In 1947, Davis was a student in the wooden schoolhouse, which included two out-houses — one for boys and one for girls.

“We had quite a large class of kids,” he said as he recalled his old school. “It was great.”

Davis still remembers Myrtle Fay Jackson, his African-American teacher whom the San Benito school district paid $100 a month — while white teachers earned $300.

“She taught us how to read and write and do arithmetic — and we were good,” he said. “It was the best foundation I could ever receive because all the black teachers went through the same struggle as we did so they wanted to pass down the legacy.”

Then one day, his grandmother Mary Davis asked him for a favor.

“My grandmother asked me, ‘Do you know what it’s like to live in a world where you can’t recognize your own name?’” Davis said. “Can you teach me how to write my name?”

So Davis became her teacher.

“We’d go to downtown San Benito to pay the light bill and one of her deals was, ‘Do you want me to sign?’” Davis said as he recalled her question to the clerk. “She wanted to show people she knew how to write. She knew how to read also. I taught her how to read.”

Two-room brick schoolhouse

In 1948, Fannie Callandret donated the land on which the San Benito school district built the brick two-room schoolhouse named after her husband, a farmer and businessman from Louisiana who died in 1931.

“In 1950, the school district called a meeting of the school board ‘for the purpose of drawing plans and specifications and calling for bids for the construction of a new Negro school,’” Sandra Tumberlinson, the Historical Society’s co-founder, wrote in a press release.

Museum

On Saturday, the historical society plans to open the Callandret Black History Museum, the first museum honoring African-American history south of Houston.

“I realized how important it is to remind people the Callandrets were here and to remind people the difference they made in the community,” Tumberlinson said. “It’s important to point to the fact we had the first ‘colored’ school in the Valley. This is meant to help educate younger people about segregation so that things like that never happen again.”

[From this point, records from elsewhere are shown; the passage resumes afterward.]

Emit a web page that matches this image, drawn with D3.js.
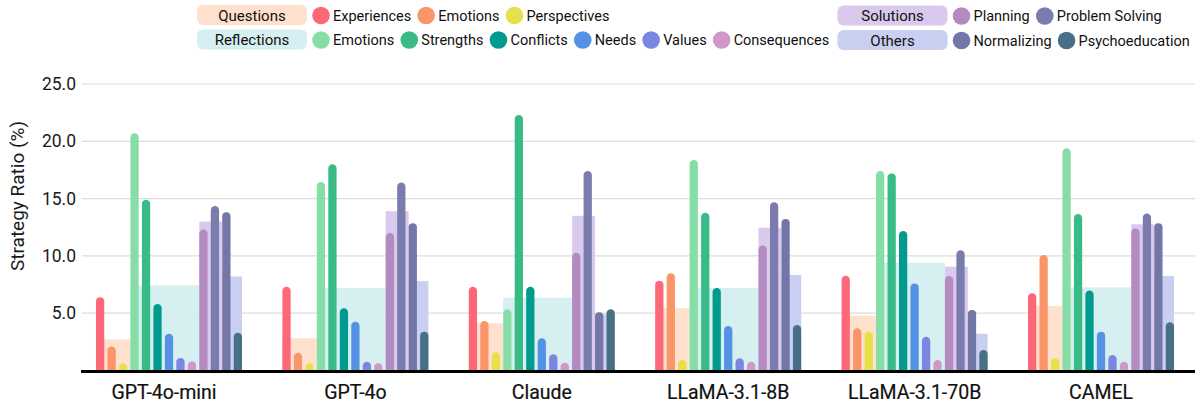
<!DOCTYPE html>
<html><head><meta charset="utf-8">
<script src="https://cdn.jsdelivr.net/npm/d3@7/dist/d3.min.js"></script>
<style>body{margin:0;background:#fff}svg{display:block;font-family:Roboto,"Liberation Sans",sans-serif}</style>
</head><body><svg id="c" width="1203" height="406"></svg>
<script>
const models = ["GPT-4o-mini","GPT-4o","Claude","LLaMA-3.1-8B","LLaMA-3.1-70B","CAMEL"];
const strategies = ["Q-Experiences","Q-Emotions","Q-Perspectives","R-Emotions","R-Strengths","R-Conflicts","R-Needs","R-Values","R-Consequences","S-Planning","S-Problem Solving","O-Normalizing","O-Psychoeducation"];
const strategyLabels = ["Experiences","Emotions","Perspectives","Emotions","Strengths","Conflicts","Needs","Values","Consequences","Planning","Problem Solving","Normalizing","Psychoeducation"];
const strategyColors = ["#fd6878","#f99569","#e6e04a","#86dea6","#38bb87","#009a8f","#5592e6","#7a86e2","#cf98c8","#b38bc1","#7b7cae","#7377a8","#476f85"];
const values = {
  "GPT-4o-mini":   [6.4, 2.1, 0.6, 20.7, 14.9, 5.8, 3.2, 1.1, 0.8, 12.3, 14.35, 13.8, 3.3],
  "GPT-4o":        [7.3, 1.55, 0.63, 16.45, 18.0, 5.43, 4.26, 0.77, 0.63, 12.0, 16.4, 12.85, 3.39],
  "Claude":        [7.3, 4.32, 1.59, 5.34, 22.3, 7.31, 2.81, 1.41, 0.68, 10.28, 17.4, 5.08, 5.34],
  "LLaMA-3.1-8B":  [7.84, 8.48, 0.92, 18.37, 13.77, 7.2, 3.88, 1.06, 0.77, 10.9, 14.68, 13.22, 3.97],
  "LLaMA-3.1-70B": [8.27, 3.68, 3.39, 17.4, 17.2, 12.17, 7.6, 2.95, 0.92, 8.25, 10.5, 5.28, 1.79],
  "CAMEL":         [6.73, 10.08, 1.06, 19.39, 13.66, 6.97, 3.39, 1.35, 0.77, 12.4, 13.7, 12.85, 4.2]
};
const categories = ["Questions","Reflections","Solutions","Others"];
const categoryMembers = [[0,2],[3,8],[9,10],[11,12]];
const categoryColors = ["#ffe0cc","#d6eff0","#d9c9ec","#c9cff0"];
const categoryAverages = {
  "GPT-4o-mini":   [2.72, 7.43, 13.0, 8.2],
  "GPT-4o":        [2.81, 7.2, 13.9, 7.8],
  "Claude":        [4.12, 6.35, 13.5, 4.9],
  "LLaMA-3.1-8B":  [5.43, 7.2, 12.46, 8.33],
  "LLaMA-3.1-70B": [4.78, 9.41, 9.06, 3.21],
  "CAMEL":         [5.63, 7.26, 12.76, 8.25]
};
const yTicks = [5,10,15,20,25];
const legendRows = [
  {cat:0, items:[0,1,2]},
  {cat:1, items:[3,4,5,6,7,8]},
  {cat:2, items:[9,10]},
  {cat:3, items:[11,12]}
];

const svg = d3.select("#c");
const y = d3.scaleLinear().domain([0,25]).range([370.5,84]);
const x0 = d3.scaleBand().domain(models).range([75.8,1194.2]).paddingInner(0.2167).paddingOuter(0.1083);
const x1 = d3.scaleBand().domain(d3.range(strategies.length)).range([0, x0.bandwidth()]).paddingInner(0.28).paddingOuter(0);
const bw = x1.bandwidth();

// grid
svg.append("g").selectAll("line").data(yTicks).join("line")
  .attr("x1",82).attr("x2",1195).attr("y1",d=>y(d)).attr("y2",d=>y(d))
  .attr("stroke","#dcdcdc").attr("stroke-width",1.2);

// y axis labels
const ya = svg.append("g").attr("transform","translate(82,0)")
  .call(d3.axisLeft(y).tickValues(yTicks).tickFormat(d3.format(".1f")).tickSize(0).tickPadding(6));
ya.select(".domain").remove();
ya.selectAll("text").attr("font-size",17.5).attr("fill","#1a1a1a").attr("font-family","Roboto,'Liberation Sans',sans-serif");

svg.append("text").attr("transform","translate(24,196) rotate(-90)").attr("text-anchor","middle")
  .attr("font-size",19).attr("fill","#1a1a1a").text("Strategy Ratio (%)");

// groups
const g = svg.append("g").selectAll("g").data(models).join("g").attr("transform",m=>`translate(${x0(m)},0)`);
// background category rects
g.each(function(m){
  const gg = d3.select(this);
  categoryMembers.forEach((mem,ci)=>{
    const a = mem[0], b = mem[1];
    const left = x1(a);
    const right = b < strategies.length-1 ? x1(b+1) : x1(b)+bw;
    const v = categoryAverages[m][ci];
    gg.append("rect").attr("x",left).attr("y",y(v)).attr("width",right-left).attr("height",y(0)-y(v))
      .attr("fill",categoryColors[ci]);
  });
});
// bars with rounded tops
function barPath(xl, v){
  const top = y(v), bot = y(0), r = bw/2;
  const h = bot-top;
  if (h <= r) { return `M${xl},${bot} L${xl},${bot-Math.max(h-r,0)} A${r},${r} 0 0 1 ${xl+bw},${bot} Z`; }
  return `M${xl},${bot} L${xl},${top+r} A${r},${r} 0 0 1 ${xl+bw},${top+r} L${xl+bw},${bot} Z`;
}
g.each(function(m){
  d3.select(this).selectAll("path.bar").data(values[m]).join("path").attr("class","bar")
    .attr("d",(v,i)=>barPath(x1(i),v)).attr("fill",(v,i)=>strategyColors[i]);
});

// baseline
svg.append("line").attr("x1",81).attr("x2",1195).attr("y1",371.5).attr("y2",371.5).attr("stroke","#000").attr("stroke-width",3);

// x labels
svg.append("g").selectAll("text").data(models).join("text")
  .attr("x",m=>x0(m)+x0.bandwidth()/2 - (m==="GPT-4o-mini"?5:0)).attr("y",398.5).attr("text-anchor","middle")
  .attr("font-size",19.5).attr("font-weight",400).attr("fill","#111")
  .attr("stroke","#111").attr("stroke-width",0.2).text(m=>m);

// legend
const legendPos = [{x:197,y:5},{x:197,y:29.5},{x:837.5,y:5.5},{x:837.5,y:30}];
legendRows.forEach((row,ri)=>{
  const p = legendPos[row.cat];
  const lg = svg.append("g");
  lg.append("rect").attr("x",p.x).attr("y",p.y).attr("width",110).attr("height",20).attr("rx",6).attr("fill",categoryColors[row.cat]);
  lg.append("text").attr("x",p.x+55).attr("y",p.y+15.5).attr("text-anchor","middle").attr("font-size",15).attr("fill","#111").text(categories[row.cat]);
  let cx = p.x + 124;
  row.items.forEach(i=>{
    lg.append("circle").attr("cx",cx).attr("cy",p.y+10.5).attr("r",8.8).attr("fill",strategyColors[i]);
    const t = lg.append("text").attr("x",cx+12).attr("y",p.y+15.5).attr("font-size",14.5).attr("fill","#111").text(strategyLabels[i]);
    const w = t.node().getComputedTextLength();
    cx = cx + 12 + w + 6 + 9;
  });
});
</script></body></html>
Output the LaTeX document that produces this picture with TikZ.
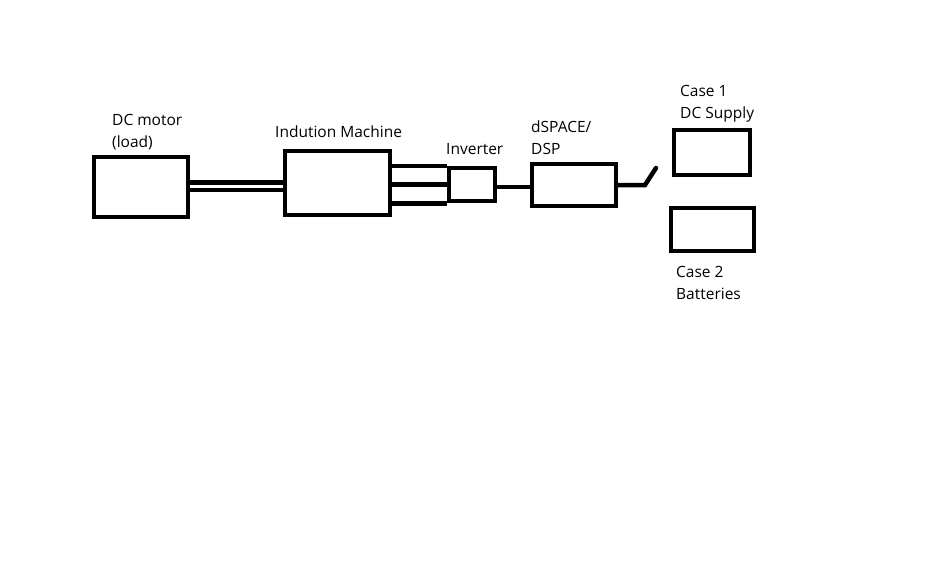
\documentclass[tikz,border=0pt]{standalone}
\usepackage{fontspec}
\setmainfont{Open Sans}
\tikzset{
  block/.style={draw, line width=4.5pt, inner sep=0pt},
  lbl/.style={anchor=north west, inner sep=0pt, align=left, font=\fontsize{15.5}{22}\selectfont},
  wire/.style={line width=4.5pt}
}
\begin{document}
\begin{tikzpicture}[x=1pt,y=-1pt]
      \useasboundingbox (0,0) rectangle (930,576);
      \draw
        (141,187) node[block, minimum width=94pt, minimum height=60pt] (motor){}
        (337.5,183) node[block, minimum width=105pt, minimum height=64pt] (im){}
        (472,184.5) node[block, minimum width=46pt, minimum height=33pt] (inv){}
        (574,185) node[block, minimum width=84pt, minimum height=42pt] (dsp){}
        (712,152.5) node[block, minimum width=76pt, minimum height=45pt] (case1){}
        (712.5,229.5) node[block, minimum width=83pt, minimum height=43pt] (case2){};
      \draw
        (112,114) node[lbl] (motortxt){DC motor\\(load)}
        (275,126) node[lbl] (imtxt){Indution Machine}
        (446,143) node[lbl] (invtxt){Inverter}
        (531,121) node[lbl] (dsptxt){dSPACE/\\DSP}
        (680,85) node[lbl] (case1txt){Case 1\\DC Supply}
        (676,266) node[lbl] (case2txt){Case 2\\Batteries};
      \coordinate (sw1) at (645,185);
      \coordinate (sw2) at (656,168);
      \begin{scope}[wire]
        \draw[line width=4.5pt, double, double distance=3pt] (motor.east |- 0,186) to (im.west |- 0,186);
        \draw (im.east |- inv.north west) to (inv.north west);
        \draw (im.east |- inv.west) to (inv.west);
        \draw (im.east |- inv.south west) to (inv.south west);
        \draw (inv.east |- 0,187) to (dsp.west |- 0,187);
        \draw[line cap=round] (dsp.east) -- (sw1) -- (sw2);
      \end{scope}
    \end{tikzpicture}
\end{document}
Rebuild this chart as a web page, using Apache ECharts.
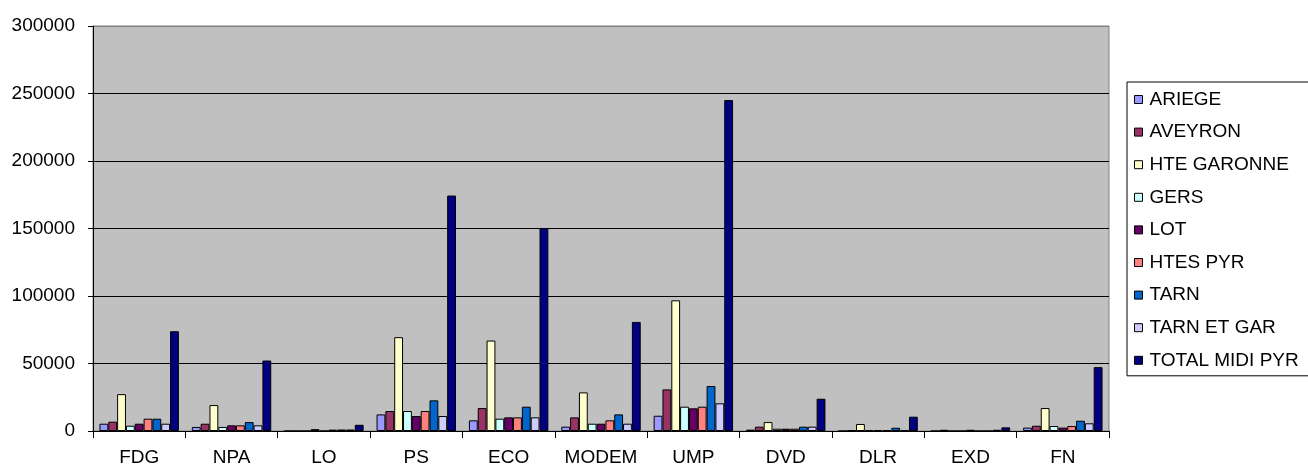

Tumberlinson said an original photograph depicting the old wooden schoolhouse’s classroom served as the museum’s blueprint.

“We tried to recreate that schoolhouse,” she said of the old school at the intersection of Commerce and Doherty streets.

Inside the museum, members of the Historical Society will feature a recreation of the old wooden schoolhouse’s classroom, artifacts and original photographs, a history of the area’s original African-American community along with the histories of the Callandret, Davis and Lasley families, Tumberlinson said.

On Saturday, the ceremony will feature a walking tour of the neighborhood in which the city’s African-American families lived along with a tour of the Harlingen City Cemetery, which includes a section in which many of San Benito’s first black residents are buried.

Background

About two years ago, San Benito schools Superintendent Nate Carman asked the Historical Society’s members if they wanted to lease the building, which had served as the district’s alternative school — the Joe Callandret Positive Redirection Center — since 2000.

Now, the school district is leasing the building to the Historical Society for $1 a year.

Joe Callandret’s grave

In Harlingen’s City Cemetery, the inscription carved into Joe Callandret’s grave reads, “An old-fashioned Negro, erected by his friends of the Caucasian race.”

“It’s historical,” Brock, the Callandrets’ granddaughter, a former nurse, said of the old brick schoolhouse standing across the street from her home. “People today don’t know there was a black school in San Benito. Too many things have been left out. They should be proud they got the first black school here in San Benito.”